▶ **THE PROBLEM**:
Reproduce all the lines below exactly and omit the images.

▶ **DATA**:
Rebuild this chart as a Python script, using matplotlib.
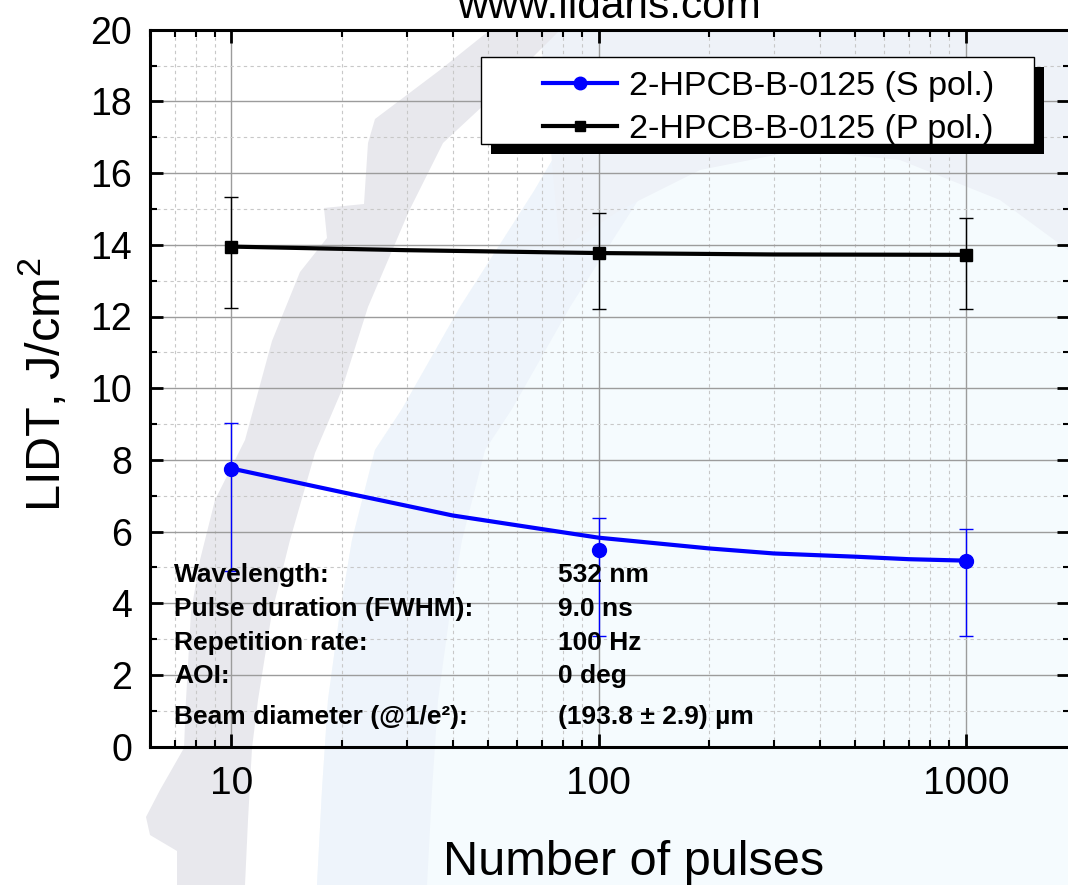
import numpy as np
import matplotlib.pyplot as plt
from matplotlib.patches import Polygon, Rectangle
from matplotlib.lines import Line2D
from matplotlib.ticker import MultipleLocator, LogLocator, NullFormatter, FixedLocator

plt.rcParams['font.family'] = ['Liberation Sans', 'DejaVu Sans']
plt.rcParams['mathtext.fontset'] = 'custom'
plt.rcParams['mathtext.rm'] = 'Liberation Sans'
plt.rcParams['mathtext.default'] = 'regular'

# measured LIDT values, J/cm^2
pulses = [10, 100, 1000]
s_lidt = [7.76, 5.50, 5.19]
s_upper = [9.02, 6.38, 6.08]
s_lower = [4.90, 3.09, 3.09]
p_lidt = [13.95, 13.77, 13.72]
p_upper = [15.33, 14.88, 14.74]
p_lower = [12.23, 12.22, 12.22]

# fitted curves as they appear on the chart
s_fit_x = [10, 20, 40, 80, 100, 200, 300, 500, 700, 1000]
s_fit_y = [7.76, 7.10, 6.45, 5.98, 5.83, 5.53, 5.39, 5.30, 5.23, 5.19]
p_fit_x = [10, 30, 100, 300, 1000]
p_fit_y = [13.95, 13.85, 13.77, 13.73, 13.72]

s_label = '2-HPCB-B-0125 (S pol.)'
p_label = '2-HPCB-B-0125 (P pol.)'

info_names = ['Wavelength:', 'Pulse duration (FWHM):', 'Repetition rate:', 'AOI:',
              'Beam diameter (@1/e\u00b2):']
info_values = ['532 nm', '9.0 ns', '100 Hz', '0 deg', '(193.8 \u00b1 2.9) \u00b5m']

W, H = 1068, 885
fig = plt.figure(figsize=(W / 100, H / 100), dpi=100)


def px(points):
    # pixel coords (from top-left) -> figure fraction
    return [(x / W, 1 - y / H) for x, y in points]


# faint logo watermark in the background
pale_edge = [(610, 30), (570, 130), (534, 191), (460, 307), (402, 409), (375, 450),
             (352, 540), (340, 612), (328, 700), (322, 790), (317, 885)]
pale = pale_edge + [(1068, 885), (1068, 30)]
band = pale_edge + [(x + 110, y) for x, y in pale_edge[::-1]]
top_region = [(540, 30), (1068, 30), (1068, 250), (1000, 200), (900, 160), (800, 150),
              (700, 170), (620, 210), (560, 250)]
gray_outer = [(490, 30), (440, 70), (375, 119), (368, 143), (364, 204), (324, 208),
              (327, 238), (300, 272), (272, 341), (245, 440), (215, 500), (200, 560),
              (191, 612), (186, 700), (184, 748), (160, 790), (146, 817), (150, 835),
              (177, 851), (177, 885)]
gray_inner = [(560, 30), (500, 90), (443, 143), (409, 211), (368, 307), (341, 392),
              (315, 453), (290, 540), (272, 612), (258, 700), (252, 748), (248, 820),
              (245, 885)]
gray = gray_outer + gray_inner[::-1]

for pts, col in [(pale, '#f5fbfe'), (band, '#eef4fb'), (top_region, '#eef2f8'),
                 (gray, '#e8e8ed')]:
    fig.add_artist(Polygon(px(pts), closed=True, facecolor=col, edgecolor='none',
                           transform=fig.transFigure, zorder=-5))

# axes: left spine at 150 px, y from 29.7 to 746.7 px, right edge just outside the image
xmin, xmax = 6, 1920
ax = fig.add_axes([150 / W, (H - 746.7) / H, 920 / W, 717 / H])
ax.set_facecolor('none')
ax.set_xscale('log')
ax.set_xlim(xmin, xmax)
ax.set_ylim(0, 20)

ax.grid(which='major', color='#9c9c9c', lw=1.0, ls='-', zorder=0)
ax.grid(which='minor', color='#c8c8c8', lw=0.8, ls=(0, (3, 3)), zorder=0)
ax.set_axisbelow(True)

ax.plot(p_fit_x, p_fit_y, color='black', lw=3.0, zorder=3)
ax.plot(s_fit_x, s_fit_y, color='blue', lw=3.0, zorder=3)

p_err = [np.array(p_lidt) - np.array(p_lower), np.array(p_upper) - np.array(p_lidt)]
s_err = [np.array(s_lidt) - np.array(s_lower), np.array(s_upper) - np.array(s_lidt)]
ax.errorbar(pulses, p_lidt, yerr=p_err, fmt='s', color='black', ms=9, ecolor='black',
            elinewidth=1.0, capsize=5, capthick=1.0, zorder=4)
ax.errorbar(pulses, s_lidt, yerr=s_err, fmt='o', color='blue', ms=10, ecolor='blue',
            elinewidth=1.0, capsize=5, capthick=1.0, zorder=4)

ax.yaxis.set_major_locator(MultipleLocator(2))
ax.yaxis.set_minor_locator(MultipleLocator(1))
ax.xaxis.set_major_locator(FixedLocator([10, 100, 1000]))
ax.xaxis.set_minor_locator(LogLocator(base=10, subs=np.arange(2, 10), numticks=20))
ax.xaxis.set_minor_formatter(NullFormatter())
ax.set_xticklabels(['10', '100', '1000'])

ax.tick_params(which='both', direction='in', top=True, right=True, color='black')
ax.tick_params(which='major', length=9.5, width=2.0)
ax.tick_params(which='minor', length=5, width=1.5)
ax.tick_params(axis='y', which='major', labelsize=27, pad=13)
ax.tick_params(axis='x', which='major', labelsize=28, pad=14)
for sp in ax.spines.values():
    sp.set_linewidth(2.2)

ax.set_xlabel('Number of pulses', fontsize=35)
ax.xaxis.set_label_coords((634 - 150) / 920, -0.130)
ax.set_ylabel('LIDT, J/cm$^2$', fontsize=35)
ax.yaxis.set_label_coords(-0.087, 0.505)

fig.text(608.6 / W, 1 - 18 / H, 'www.lidaris.com', ha='center', va='baseline', fontsize=30.5)

rows_y = [0.2296, 0.182, 0.1353, 0.0887, 0.0322]
for name, val, y in zip(info_names, info_values, rows_y):
    ax.text(0.026, y, name, transform=ax.transAxes, fontsize=19, fontweight='bold',
            va='baseline', ha='left', zorder=6)
    ax.text(0.4433, y, val, transform=ax.transAxes, fontsize=19, fontweight='bold',
            va='baseline', ha='left', zorder=6)

handles = [Line2D([], [], color='blue', lw=3.0, marker='o', ms=9),
           Line2D([], [], color='black', lw=3.0, marker='s', ms=7.5)]
leg = ax.legend(handles, [s_label, p_label], loc='upper left',
                bbox_to_anchor=(543 / W, 1 - 71 / H), bbox_transform=fig.transFigure,
                frameon=False, borderpad=0, borderaxespad=0, fontsize=24.6,
                handlelength=2.18, handletextpad=0.34, labelspacing=0.35, numpoints=1)
leg.set_zorder(7)

# Origin style legend frame with a hard black shadow
fig.canvas.draw()
bb = leg.get_window_extent()
x0, x1 = bb.x0 - 62, bb.x1 + 40
y0, y1 = bb.y0 + 1, bb.y1 + 14
shadow = Rectangle(((x0 + 10) / W, (y0 - 10) / H), (x1 - x0) / W, (y1 - y0) / H,
                   transform=fig.transFigure, facecolor='black', edgecolor='none',
                   clip_on=False, zorder=6.5)
frame = Rectangle((x0 / W, y0 / H), (x1 - x0) / W, (y1 - y0) / H,
                  transform=fig.transFigure, facecolor='white', edgecolor='black',
                  lw=1.0, clip_on=False, zorder=6.6)
ax.add_artist(shadow)
ax.add_artist(frame)

fig.savefig('out.png', dpi=100)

▶ **COMPLETED TASK**:
Rebuild this chart as a Python script, using matplotlib.
import numpy as np
import matplotlib.pyplot as plt
from matplotlib.patches import Polygon, Rectangle
from matplotlib.lines import Line2D
from matplotlib.ticker import MultipleLocator, LogLocator, NullFormatter, FixedLocator

plt.rcParams['font.family'] = ['Liberation Sans', 'DejaVu Sans']
plt.rcParams['mathtext.fontset'] = 'custom'
plt.rcParams['mathtext.rm'] = 'Liberation Sans'
plt.rcParams['mathtext.default'] = 'regular'

# measured LIDT values, J/cm^2
pulses = [10, 100, 1000]
s_lidt = [7.76, 5.50, 5.19]
s_upper = [9.02, 6.38, 6.08]
s_lower = [4.90, 3.09, 3.09]
p_lidt = [13.95, 13.77, 13.72]
p_upper = [15.33, 14.88, 14.74]
p_lower = [12.23, 12.22, 12.22]

# fitted curves as they appear on the chart
s_fit_x = [10, 20, 40, 80, 100, 200, 300, 500, 700, 1000]
s_fit_y = [7.76, 7.10, 6.45, 5.98, 5.83, 5.53, 5.39, 5.30, 5.23, 5.19]
p_fit_x = [10, 30, 100, 300, 1000]
p_fit_y = [13.95, 13.85, 13.77, 13.73, 13.72]

s_label = '2-HPCB-B-0125 (S pol.)'
p_label = '2-HPCB-B-0125 (P pol.)'

info_names = ['Wavelength:', 'Pulse duration (FWHM):', 'Repetition rate:', 'AOI:',
              'Beam diameter (@1/e\u00b2):']
info_values = ['532 nm', '9.0 ns', '100 Hz', '0 deg', '(193.8 \u00b1 2.9) \u00b5m']

W, H = 1068, 885
fig = plt.figure(figsize=(W / 100, H / 100), dpi=100)


def px(points):
    # pixel coords (from top-left) -> figure fraction
    return [(x / W, 1 - y / H) for x, y in points]


# faint logo watermark in the background
pale_edge = [(610, 30), (570, 130), (534, 191), (460, 307), (402, 409), (375, 450),
             (352, 540), (340, 612), (328, 700), (322, 790), (317, 885)]
pale = pale_edge + [(1068, 885), (1068, 30)]
band = pale_edge + [(x + 110, y) for x, y in pale_edge[::-1]]
top_region = [(540, 30), (1068, 30), (1068, 250), (1000, 200), (900, 160), (800, 150),
              (700, 170), (620, 210), (560, 250)]
gray_outer = [(490, 30), (440, 70), (375, 119), (368, 143), (364, 204), (324, 208),
              (327, 238), (300, 272), (272, 341), (245, 440), (215, 500), (200, 560),
              (191, 612), (186, 700), (184, 748), (160, 790), (146, 817), (150, 835),
              (177, 851), (177, 885)]
gray_inner = [(560, 30), (500, 90), (443, 143), (409, 211), (368, 307), (341, 392),
              (315, 453), (290, 540), (272, 612), (258, 700), (252, 748), (248, 820),
              (245, 885)]
gray = gray_outer + gray_inner[::-1]

for pts, col in [(pale, '#f5fbfe'), (band, '#eef4fb'), (top_region, '#eef2f8'),
                 (gray, '#e8e8ed')]:
    fig.add_artist(Polygon(px(pts), closed=True, facecolor=col, edgecolor='none',
                           transform=fig.transFigure, zorder=-5))

# axes: left spine at 150 px, y from 29.7 to 746.7 px, right edge just outside the image
xmin, xmax = 6, 1920
ax = fig.add_axes([150 / W, (H - 746.7) / H, 920 / W, 717 / H])
ax.set_facecolor('none')
ax.set_xscale('log')
ax.set_xlim(xmin, xmax)
ax.set_ylim(0, 20)

ax.grid(which='major', color='#9c9c9c', lw=1.0, ls='-', zorder=0)
ax.grid(which='minor', color='#c8c8c8', lw=0.8, ls=(0, (3, 3)), zorder=0)
ax.set_axisbelow(True)

ax.plot(p_fit_x, p_fit_y, color='black', lw=3.0, zorder=3)
ax.plot(s_fit_x, s_fit_y, color='blue', lw=3.0, zorder=3)

p_err = [np.array(p_lidt) - np.array(p_lower), np.array(p_upper) - np.array(p_lidt)]
s_err = [np.array(s_lidt) - np.array(s_lower), np.array(s_upper) - np.array(s_lidt)]
ax.errorbar(pulses, p_lidt, yerr=p_err, fmt='s', color='black', ms=9, ecolor='black',
            elinewidth=1.0, capsize=5, capthick=1.0, zorder=4)
ax.errorbar(pulses, s_lidt, yerr=s_err, fmt='o', color='blue', ms=10, ecolor='blue',
            elinewidth=1.0, capsize=5, capthick=1.0, zorder=4)

ax.yaxis.set_major_locator(MultipleLocator(2))
ax.yaxis.set_minor_locator(MultipleLocator(1))
ax.xaxis.set_major_locator(FixedLocator([10, 100, 1000]))
ax.xaxis.set_minor_locator(LogLocator(base=10, subs=np.arange(2, 10), numticks=20))
ax.xaxis.set_minor_formatter(NullFormatter())
ax.set_xticklabels(['10', '100', '1000'])

ax.tick_params(which='both', direction='in', top=True, right=True, color='black')
ax.tick_params(which='major', length=9.5, width=2.0)
ax.tick_params(which='minor', length=5, width=1.5)
ax.tick_params(axis='y', which='major', labelsize=27, pad=13)
ax.tick_params(axis='x', which='major', labelsize=28, pad=14)
for sp in ax.spines.values():
    sp.set_linewidth(2.2)

ax.set_xlabel('Number of pulses', fontsize=35)
ax.xaxis.set_label_coords((634 - 150) / 920, -0.130)
ax.set_ylabel('LIDT, J/cm$^2$', fontsize=35)
ax.yaxis.set_label_coords(-0.087, 0.505)

fig.text(608.6 / W, 1 - 18 / H, 'www.lidaris.com', ha='center', va='baseline', fontsize=30.5)

rows_y = [0.2296, 0.182, 0.1353, 0.0887, 0.0322]
for name, val, y in zip(info_names, info_values, rows_y):
    ax.text(0.026, y, name, transform=ax.transAxes, fontsize=19, fontweight='bold',
            va='baseline', ha='left', zorder=6)
    ax.text(0.4433, y, val, transform=ax.transAxes, fontsize=19, fontweight='bold',
            va='baseline', ha='left', zorder=6)

handles = [Line2D([], [], color='blue', lw=3.0, marker='o', ms=9),
           Line2D([], [], color='black', lw=3.0, marker='s', ms=7.5)]
leg = ax.legend(handles, [s_label, p_label], loc='upper left',
                bbox_to_anchor=(543 / W, 1 - 71 / H), bbox_transform=fig.transFigure,
                frameon=False, borderpad=0, borderaxespad=0, fontsize=24.6,
                handlelength=2.18, handletextpad=0.34, labelspacing=0.35, numpoints=1)
leg.set_zorder(7)

# Origin style legend frame with a hard black shadow
fig.canvas.draw()
bb = leg.get_window_extent()
x0, x1 = bb.x0 - 62, bb.x1 + 40
y0, y1 = bb.y0 + 1, bb.y1 + 14
shadow = Rectangle(((x0 + 10) / W, (y0 - 10) / H), (x1 - x0) / W, (y1 - y0) / H,
                   transform=fig.transFigure, facecolor='black', edgecolor='none',
                   clip_on=False, zorder=6.5)
frame = Rectangle((x0 / W, y0 / H), (x1 - x0) / W, (y1 - y0) / H,
                  transform=fig.transFigure, facecolor='white', edgecolor='black',
                  lw=1.0, clip_on=False, zorder=6.6)
ax.add_artist(shadow)
ax.add_artist(frame)

fig.savefig('out.png', dpi=100)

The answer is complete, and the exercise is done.